Max McGee joined The Hater Nation as a corespondent for Super Bowl 43. And he contributed just one post, when he promised like five. But now he won't go away and wants to post more. So why not, I'm too lazy to post now anyway. Take it away, Max.
You will forgive me if I tend to wax a little nostalgic when talking about football players of the past. Back when men were men. The only business the NFL was back when I played occurred when coach Lombardi caught you coming in late after curfew. Otherwise, we just played for the love of the game.
I know that's a strange thought to the current crop of NFL players. These a-holes care more about their stock portfolios tanking as opposed to what their teams are doing during the offseason.
The offseason. Back when I was playing, the offseason meant I went out and got a job. Look at what these two bun boys were doing during their offseason.
The only time I wanted a woman near me was when she was serving a beer.
So unless Gisele plans on feeding that ice cream cone to Tom while topless, then get out of the driver's seat, sweat heart. I swear, I'd rather have a drunk driver behind me than a woman. At least the drunk cares about driving.
Everybody says give Tom a break, he has three rings. That's three less than me, butter beans.

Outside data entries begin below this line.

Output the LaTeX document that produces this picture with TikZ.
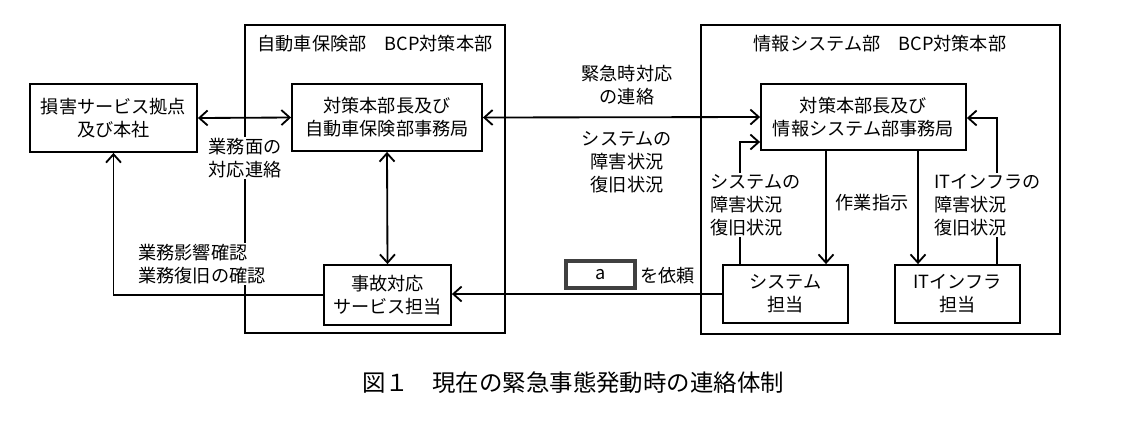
\documentclass[tikz,border=0pt]{standalone}
\usepackage{fontspec}
\setmainfont{Noto Sans CJK JP}
\usetikzlibrary{arrows.meta}
\begin{document}
\begin{tikzpicture}[x=0.03cm,y=-0.03cm,
  every node/.style={font=\fontsize{15.5}{19.5}\selectfont},
  box/.style={draw,line width=0.55mm,inner sep=0pt},
  lbl/.style={fill=white,inner sep=1pt,align=center},
  arr/.style={line width=0.55mm,-{Straight Barb[length=2.5mm,width=4.5mm]}},
  darr/.style={line width=0.55mm,{Straight Barb[length=2.5mm,width=4.5mm]}-{Straight Barb[length=2.5mm,width=4.5mm]}}]
\useasboundingbox (0,0) rectangle (1146,435);

%Rahmen
\draw[line width=0.55mm] (245,25) rectangle (505,333);
\draw[line width=0.55mm] (701,25) rectangle (1060,334);
\node (t1) at (375,44) {自動車保険部\quad BCP対策本部};
\node (t2) at (880,44) {情報システム部\quad BCP対策本部};

%Kaesten
\node[box,minimum width=167*0.03cm,minimum height=68*0.03cm,align=center] (son) at (113.5,118) {損害サービス拠点\\及び本社};
\node[box,minimum width=190*0.03cm,minimum height=67*0.03cm,align=center] (jta) at (387,117.5) {対策本部長及び\\自動車保険部事務局};
\node[box,minimum width=127*0.03cm,minimum height=60*0.03cm,align=center] (jiko) at (387.5,295) {事故対応\\サービス担当};
\node[box,minimum width=205*0.03cm,minimum height=66*0.03cm,align=center] (jha) at (863.5,117) {対策本部長及び\\情報システム部事務局};
\node[box,minimum width=125*0.03cm,minimum height=58*0.03cm,align=center] (sys) at (785.5,294) {システム\\担当};
\node[box,minimum width=125*0.03cm,minimum height=58*0.03cm,align=center] (it) at (957.5,294) {ITインフラ\\担当};
\node[draw=black!75,line width=1mm,minimum width=69*0.03cm,minimum height=27*0.03cm,inner sep=0pt] (a) at (600.5,274.5) {a};
\node[anchor=west,inner sep=0pt] (irai) at (640,276) {を依頼};

%Verbindungen
\draw[darr] (son.east) -- (jta.west);
\draw[darr] (jta.south) -- (jiko.north);
\draw[darr] (jta.east) -- (jha.west);
\draw[arr] (sys.west) -- (sys.west -| jiko.east);
\draw[arr] (jiko.west) -| (son.south);
\draw[arr] (sys.north -| 740,0) |- (jha.south west |- 0,142);
\draw[arr] (jha.south -| 826,0) -- (sys.north -| 826,0);
\draw[arr] (jha.south -| 918,0) -- (it.north -| 918,0);
\draw[arr] (it.north -| 997,0) |- (jha.east |- 0,118);

%Beschriftung
\node[lbl] (n1) at (627,85) {緊急時対応\\の連絡};
\node[lbl] (n2) at (627,162) {システムの\\障害状況\\復旧状況};
\node[lbl] (n3) at (245,158) {業務面の\\対応連絡};
\node[lbl,align=left] (n4) at (202,264) {業務影響確認\\業務復旧の確認};
\node[lbl,align=left,anchor=west] (n5) at (709,205) {システムの\\障害状況\\復旧状況};
\node[lbl] (n6) at (872,203) {作業指示};
\node[lbl,align=left,anchor=west] (n7) at (933,205) {ITインフラの\\障害状況\\復旧状況};
\node[font=\fontsize{20}{24}\selectfont] (cap) at (573,383) {図１\quad 現在の緊急事態発動時の連絡体制};
\end{tikzpicture}
\end{document}
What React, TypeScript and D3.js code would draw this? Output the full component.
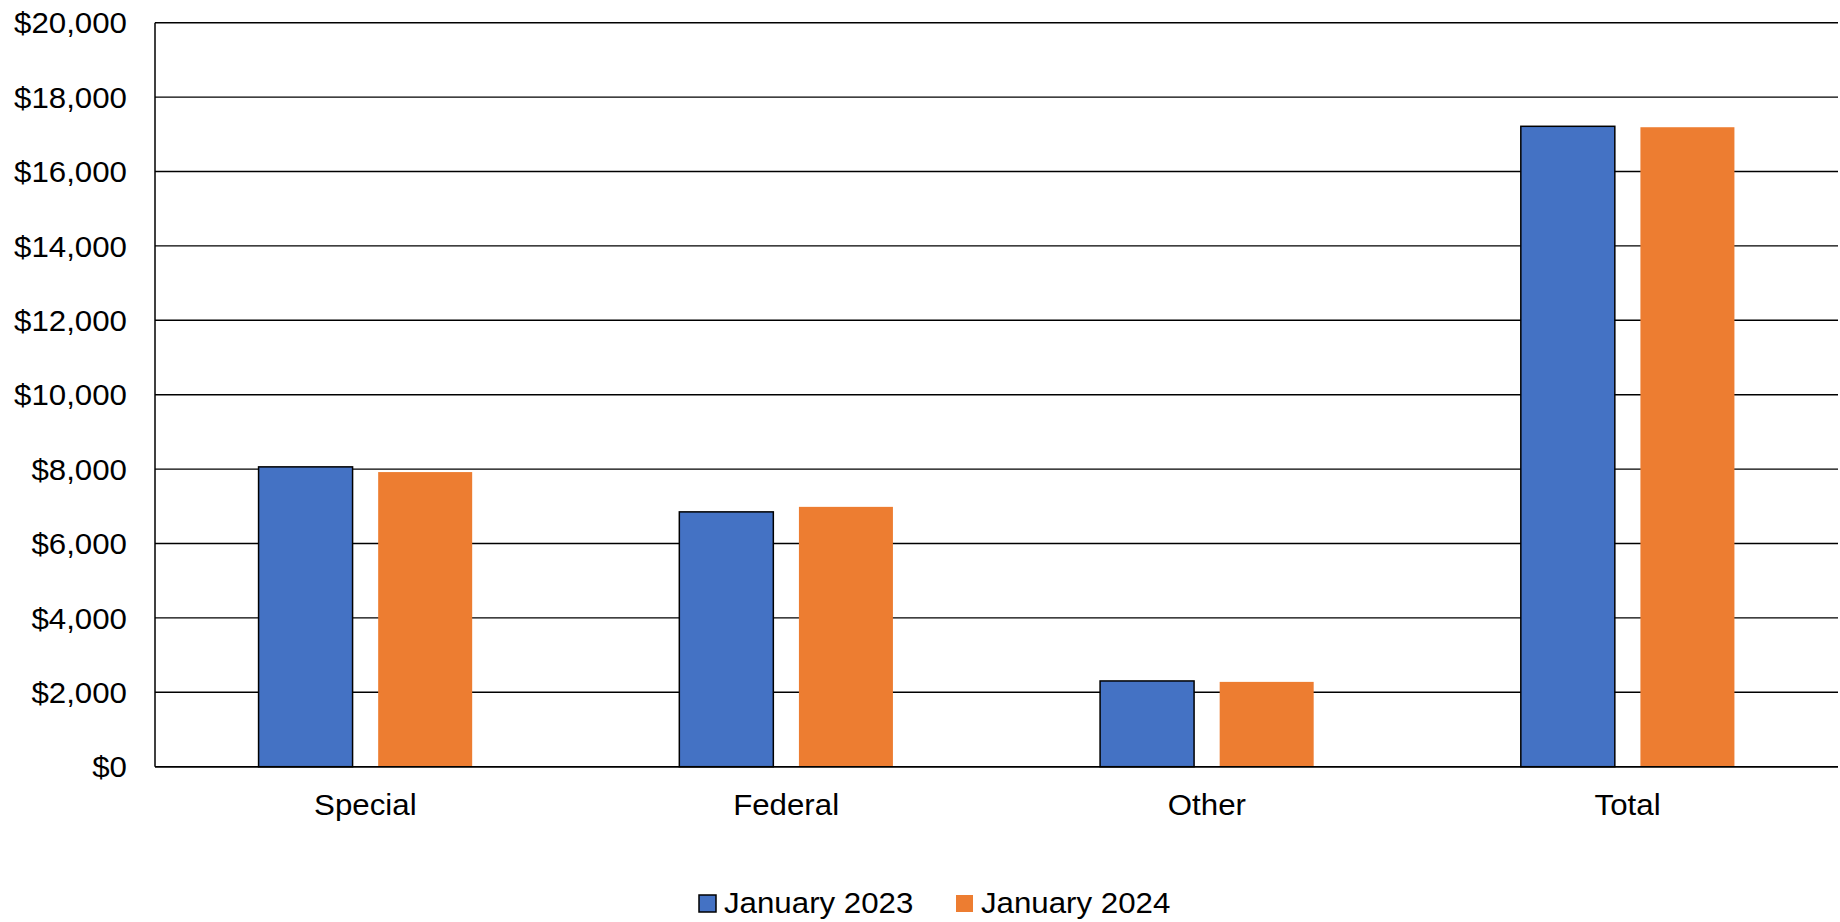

And Reggie Bush had better hand some weights to the fatty he's dating, or at least take her to the treadmill. That rear end is wrapped tighter than pair of speakers from Best Buy. Just don't be around when she unleashes that thing.
But I least those guys are hanging with women. I don't know what the hell to make of this Perry.
Was he young and stupid when he did those photos, too?
Now you guys understand what I was doing on the roof?